Fig. 18 Ink overflows

from genalog.degradation.degrader import ImageState

DEGRADATIONS = [
    ("blur", {"radius": 5}),
    ("bleed_through", {
        "src": ImageState.CURRENT_STATE,
        "background": ImageState.ORIGINAL_STATE,
        "alpha": 0.8,
        "offset_x": -6,
        "offset_y": -12,
    }),
    ("morphology", {"operation": "open", "kernel_shape":(9,9), "kernel_type":"plus"}),
    ("pepper", {"amount": 0.005}),
    ("salt", {"amount": 0.15}),
]

Note

ImageState.ORIGINAL_STATE refers to the origin state of the image before applying any degradation, while ImageState.CURRENT_STATE refers to the state of the image after applying the last degradation effect.

The example above will apply degradation effects to synthetic images in the sequence of:

    blur -> bleed_through -> morphological operation (open) -> pepper -> salt

For the full list of supported degradation effects, please see documentation on degradation.

We use Jinja to prepare html templates. You can find example of these Jinja templates in our source code.

Document Generation

With the above configurations, we can go ahead and start generate synthetic document.

Load Sample Text content

You can use any text documents as the content of the generated images. For the sake of the tutorial, you can use the sample text from our repo.

import requests

sample_text_url = "https://raw.githubusercontent.com/microsoft/genalog/main/example/sample/generation/example.txt"
sample_text = "example.txt"

r = requests.get(sample_text_url, allow_redirects=True)
open(sample_text, 'wb').write(r.content)

Generate Synthetic Documents

Next, we can supply the three aforementioned configurations in initalizing AnalogDocumentGeneration object

from genalog.pipeline import AnalogDocumentGeneration

IMG_RESOLUTION = 300 # dots per inch (dpi) of the generated pdf/image

doc_generation = AnalogDocumentGeneration(styles=STYLE_COMBINATIONS, degradations=DEGRADATIONS, resolution=IMG_RESOLUTION, template_path=None)

To use custom templates, please set template_path to the folder of containing them. You can find more information from our document_generation.ipynb.

Once initialized, you can call generate_img() method to get the synthetic documents as images

# for custom templates, please set template_path.
img_array = doc_generation.generate_img(sample_text, HTML_TEMPLATE, target_folder=None) # returns the raw image bytes if target_folder is not specified

Note

Setting target_folder to None will return the raw image bytes as a Numpy.ndarray. Otherwise the generated image will be save on the disk as a PNG file in the specified path.

Display the Document

import cv2
from IPython.core.display import Image, display

_, encoded_image = cv2.imencode('.png', img_array)
display(Image(data=encoded_image, width=600))

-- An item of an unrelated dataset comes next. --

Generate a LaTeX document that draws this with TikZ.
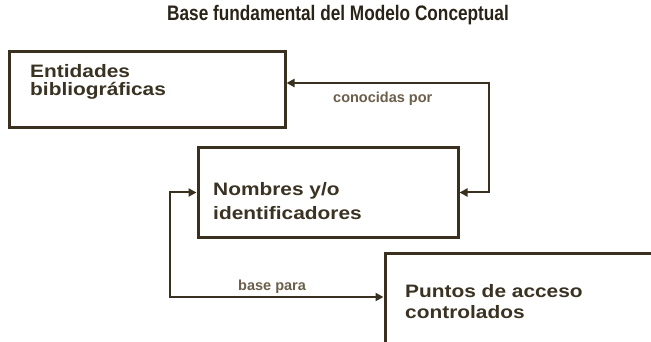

Document Generation (Multi-process)

To scale up the generation across multiple text files, you can use generate_dataset_multiprocess. The method will split the list of text filenames into batches and run document generation across different batches as subprocesses in parallel

from genalog.pipeline import generate_dataset_multiprocess

DST_PATH = "data" # where on disk to write the generated image

generate_dataset_multiprocess(
    [sample_text], DST_PATH, STYLE_COMBINATIONS, DEGRADATIONS, HTML_TEMPLATE, 
    resolution=IMG_RESOLUTION, batch_size=5
)

Note

[sample_text] is a list of filenames to generate the synthetic dataset over.